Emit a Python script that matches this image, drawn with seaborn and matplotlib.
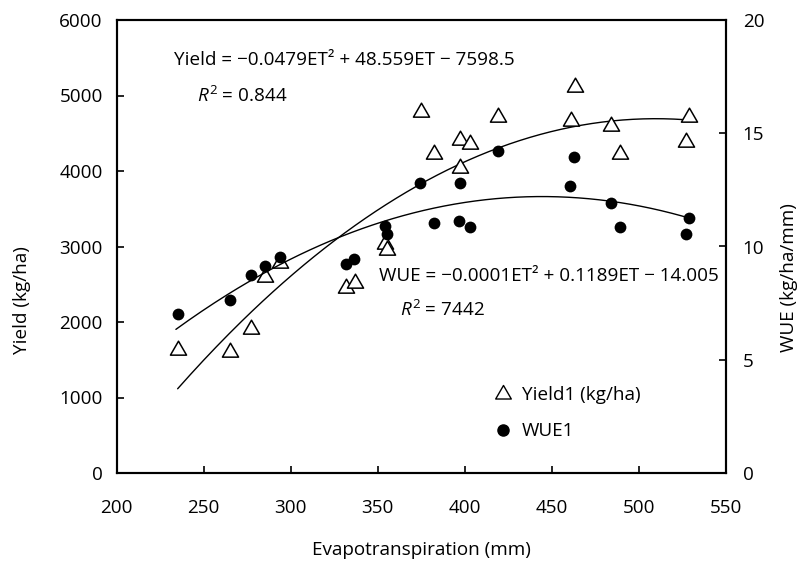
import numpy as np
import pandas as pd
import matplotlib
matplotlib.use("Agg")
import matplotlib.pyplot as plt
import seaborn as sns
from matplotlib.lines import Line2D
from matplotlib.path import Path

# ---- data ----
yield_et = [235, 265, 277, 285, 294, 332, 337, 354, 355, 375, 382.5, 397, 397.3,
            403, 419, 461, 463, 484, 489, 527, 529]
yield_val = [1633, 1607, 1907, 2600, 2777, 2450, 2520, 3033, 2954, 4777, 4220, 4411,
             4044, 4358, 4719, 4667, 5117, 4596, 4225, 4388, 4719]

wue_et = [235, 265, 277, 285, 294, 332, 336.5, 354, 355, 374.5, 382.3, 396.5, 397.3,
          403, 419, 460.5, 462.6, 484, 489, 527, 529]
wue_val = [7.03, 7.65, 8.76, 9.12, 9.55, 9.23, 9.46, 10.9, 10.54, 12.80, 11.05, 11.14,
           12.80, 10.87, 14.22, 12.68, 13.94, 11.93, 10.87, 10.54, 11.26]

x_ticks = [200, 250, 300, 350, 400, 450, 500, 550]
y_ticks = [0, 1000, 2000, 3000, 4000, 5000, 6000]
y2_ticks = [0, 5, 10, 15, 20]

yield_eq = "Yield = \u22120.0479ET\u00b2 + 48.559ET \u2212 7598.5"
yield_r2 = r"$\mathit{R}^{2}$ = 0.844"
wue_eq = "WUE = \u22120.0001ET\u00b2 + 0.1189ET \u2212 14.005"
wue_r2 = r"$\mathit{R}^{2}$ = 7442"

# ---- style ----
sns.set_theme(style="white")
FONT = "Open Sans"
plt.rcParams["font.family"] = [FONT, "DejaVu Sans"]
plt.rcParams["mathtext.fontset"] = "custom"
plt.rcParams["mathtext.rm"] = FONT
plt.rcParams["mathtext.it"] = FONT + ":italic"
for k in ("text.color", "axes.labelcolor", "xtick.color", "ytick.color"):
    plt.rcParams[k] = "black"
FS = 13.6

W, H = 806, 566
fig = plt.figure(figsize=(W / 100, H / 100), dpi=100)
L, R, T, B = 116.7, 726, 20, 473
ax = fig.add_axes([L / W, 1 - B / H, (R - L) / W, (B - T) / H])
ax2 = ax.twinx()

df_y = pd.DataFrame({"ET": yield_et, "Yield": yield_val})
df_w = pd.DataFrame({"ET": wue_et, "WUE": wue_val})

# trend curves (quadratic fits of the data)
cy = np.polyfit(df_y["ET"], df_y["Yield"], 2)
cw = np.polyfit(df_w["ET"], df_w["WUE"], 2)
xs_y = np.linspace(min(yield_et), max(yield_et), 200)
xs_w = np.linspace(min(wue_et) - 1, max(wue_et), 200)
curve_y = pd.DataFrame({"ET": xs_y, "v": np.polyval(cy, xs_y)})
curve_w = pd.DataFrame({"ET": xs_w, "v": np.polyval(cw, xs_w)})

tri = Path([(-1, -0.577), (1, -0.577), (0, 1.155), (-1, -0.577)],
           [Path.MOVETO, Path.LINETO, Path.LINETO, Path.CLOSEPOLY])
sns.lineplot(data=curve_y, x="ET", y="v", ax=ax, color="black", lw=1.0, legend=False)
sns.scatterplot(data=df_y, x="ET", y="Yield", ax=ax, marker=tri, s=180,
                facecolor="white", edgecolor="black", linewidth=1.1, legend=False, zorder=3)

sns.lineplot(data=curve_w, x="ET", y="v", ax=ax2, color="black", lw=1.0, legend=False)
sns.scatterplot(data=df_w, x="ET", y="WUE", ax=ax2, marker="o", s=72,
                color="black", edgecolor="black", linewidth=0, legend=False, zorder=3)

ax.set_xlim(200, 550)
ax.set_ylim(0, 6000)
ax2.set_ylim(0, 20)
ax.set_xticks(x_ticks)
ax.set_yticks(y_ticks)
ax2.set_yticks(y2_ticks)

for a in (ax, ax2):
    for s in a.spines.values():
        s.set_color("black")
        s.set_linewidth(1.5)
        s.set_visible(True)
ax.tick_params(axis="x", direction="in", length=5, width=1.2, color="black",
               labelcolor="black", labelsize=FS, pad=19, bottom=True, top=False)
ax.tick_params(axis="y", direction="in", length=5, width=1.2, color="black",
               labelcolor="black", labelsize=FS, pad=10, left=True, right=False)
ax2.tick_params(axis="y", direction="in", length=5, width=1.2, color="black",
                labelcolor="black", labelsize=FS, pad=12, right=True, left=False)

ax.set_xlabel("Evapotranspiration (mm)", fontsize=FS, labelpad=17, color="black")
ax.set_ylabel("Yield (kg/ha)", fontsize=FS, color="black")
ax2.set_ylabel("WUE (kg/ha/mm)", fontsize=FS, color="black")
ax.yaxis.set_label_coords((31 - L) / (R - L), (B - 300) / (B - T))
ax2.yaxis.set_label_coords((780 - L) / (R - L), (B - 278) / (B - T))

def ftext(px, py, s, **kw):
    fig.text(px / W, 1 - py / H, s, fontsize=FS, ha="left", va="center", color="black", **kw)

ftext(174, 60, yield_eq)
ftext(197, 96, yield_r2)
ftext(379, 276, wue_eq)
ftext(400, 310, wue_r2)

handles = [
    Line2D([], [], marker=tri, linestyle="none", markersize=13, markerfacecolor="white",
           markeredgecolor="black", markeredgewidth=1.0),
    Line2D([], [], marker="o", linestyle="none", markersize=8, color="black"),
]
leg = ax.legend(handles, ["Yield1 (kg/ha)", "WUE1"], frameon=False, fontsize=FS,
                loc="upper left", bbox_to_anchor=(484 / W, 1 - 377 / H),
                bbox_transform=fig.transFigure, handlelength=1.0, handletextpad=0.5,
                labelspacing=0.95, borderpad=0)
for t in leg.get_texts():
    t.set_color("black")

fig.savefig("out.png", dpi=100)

Work to complete: Repeat verbatim all the material, but not the pictures.

Correct answer:
Emit a Python script that matches this image, drawn with seaborn and matplotlib.
import numpy as np
import pandas as pd
import matplotlib
matplotlib.use("Agg")
import matplotlib.pyplot as plt
import seaborn as sns
from matplotlib.lines import Line2D
from matplotlib.path import Path

# ---- data ----
yield_et = [235, 265, 277, 285, 294, 332, 337, 354, 355, 375, 382.5, 397, 397.3,
            403, 419, 461, 463, 484, 489, 527, 529]
yield_val = [1633, 1607, 1907, 2600, 2777, 2450, 2520, 3033, 2954, 4777, 4220, 4411,
             4044, 4358, 4719, 4667, 5117, 4596, 4225, 4388, 4719]

wue_et = [235, 265, 277, 285, 294, 332, 336.5, 354, 355, 374.5, 382.3, 396.5, 397.3,
          403, 419, 460.5, 462.6, 484, 489, 527, 529]
wue_val = [7.03, 7.65, 8.76, 9.12, 9.55, 9.23, 9.46, 10.9, 10.54, 12.80, 11.05, 11.14,
           12.80, 10.87, 14.22, 12.68, 13.94, 11.93, 10.87, 10.54, 11.26]

x_ticks = [200, 250, 300, 350, 400, 450, 500, 550]
y_ticks = [0, 1000, 2000, 3000, 4000, 5000, 6000]
y2_ticks = [0, 5, 10, 15, 20]

yield_eq = "Yield = \u22120.0479ET\u00b2 + 48.559ET \u2212 7598.5"
yield_r2 = r"$\mathit{R}^{2}$ = 0.844"
wue_eq = "WUE = \u22120.0001ET\u00b2 + 0.1189ET \u2212 14.005"
wue_r2 = r"$\mathit{R}^{2}$ = 7442"

# ---- style ----
sns.set_theme(style="white")
FONT = "Open Sans"
plt.rcParams["font.family"] = [FONT, "DejaVu Sans"]
plt.rcParams["mathtext.fontset"] = "custom"
plt.rcParams["mathtext.rm"] = FONT
plt.rcParams["mathtext.it"] = FONT + ":italic"
for k in ("text.color", "axes.labelcolor", "xtick.color", "ytick.color"):
    plt.rcParams[k] = "black"
FS = 13.6

W, H = 806, 566
fig = plt.figure(figsize=(W / 100, H / 100), dpi=100)
L, R, T, B = 116.7, 726, 20, 473
ax = fig.add_axes([L / W, 1 - B / H, (R - L) / W, (B - T) / H])
ax2 = ax.twinx()

df_y = pd.DataFrame({"ET": yield_et, "Yield": yield_val})
df_w = pd.DataFrame({"ET": wue_et, "WUE": wue_val})

# trend curves (quadratic fits of the data)
cy = np.polyfit(df_y["ET"], df_y["Yield"], 2)
cw = np.polyfit(df_w["ET"], df_w["WUE"], 2)
xs_y = np.linspace(min(yield_et), max(yield_et), 200)
xs_w = np.linspace(min(wue_et) - 1, max(wue_et), 200)
curve_y = pd.DataFrame({"ET": xs_y, "v": np.polyval(cy, xs_y)})
curve_w = pd.DataFrame({"ET": xs_w, "v": np.polyval(cw, xs_w)})

tri = Path([(-1, -0.577), (1, -0.577), (0, 1.155), (-1, -0.577)],
           [Path.MOVETO, Path.LINETO, Path.LINETO, Path.CLOSEPOLY])
sns.lineplot(data=curve_y, x="ET", y="v", ax=ax, color="black", lw=1.0, legend=False)
sns.scatterplot(data=df_y, x="ET", y="Yield", ax=ax, marker=tri, s=180,
                facecolor="white", edgecolor="black", linewidth=1.1, legend=False, zorder=3)

sns.lineplot(data=curve_w, x="ET", y="v", ax=ax2, color="black", lw=1.0, legend=False)
sns.scatterplot(data=df_w, x="ET", y="WUE", ax=ax2, marker="o", s=72,
                color="black", edgecolor="black", linewidth=0, legend=False, zorder=3)

ax.set_xlim(200, 550)
ax.set_ylim(0, 6000)
ax2.set_ylim(0, 20)
ax.set_xticks(x_ticks)
ax.set_yticks(y_ticks)
ax2.set_yticks(y2_ticks)

for a in (ax, ax2):
    for s in a.spines.values():
        s.set_color("black")
        s.set_linewidth(1.5)
        s.set_visible(True)
ax.tick_params(axis="x", direction="in", length=5, width=1.2, color="black",
               labelcolor="black", labelsize=FS, pad=19, bottom=True, top=False)
ax.tick_params(axis="y", direction="in", length=5, width=1.2, color="black",
               labelcolor="black", labelsize=FS, pad=10, left=True, right=False)
ax2.tick_params(axis="y", direction="in", length=5, width=1.2, color="black",
                labelcolor="black", labelsize=FS, pad=12, right=True, left=False)

ax.set_xlabel("Evapotranspiration (mm)", fontsize=FS, labelpad=17, color="black")
ax.set_ylabel("Yield (kg/ha)", fontsize=FS, color="black")
ax2.set_ylabel("WUE (kg/ha/mm)", fontsize=FS, color="black")
ax.yaxis.set_label_coords((31 - L) / (R - L), (B - 300) / (B - T))
ax2.yaxis.set_label_coords((780 - L) / (R - L), (B - 278) / (B - T))

def ftext(px, py, s, **kw):
    fig.text(px / W, 1 - py / H, s, fontsize=FS, ha="left", va="center", color="black", **kw)

ftext(174, 60, yield_eq)
ftext(197, 96, yield_r2)
ftext(379, 276, wue_eq)
ftext(400, 310, wue_r2)

handles = [
    Line2D([], [], marker=tri, linestyle="none", markersize=13, markerfacecolor="white",
           markeredgecolor="black", markeredgewidth=1.0),
    Line2D([], [], marker="o", linestyle="none", markersize=8, color="black"),
]
leg = ax.legend(handles, ["Yield1 (kg/ha)", "WUE1"], frameon=False, fontsize=FS,
                loc="upper left", bbox_to_anchor=(484 / W, 1 - 377 / H),
                bbox_transform=fig.transFigure, handlelength=1.0, handletextpad=0.5,
                labelspacing=0.95, borderpad=0)
for t in leg.get_texts():
    t.set_color("black")

fig.savefig("out.png", dpi=100)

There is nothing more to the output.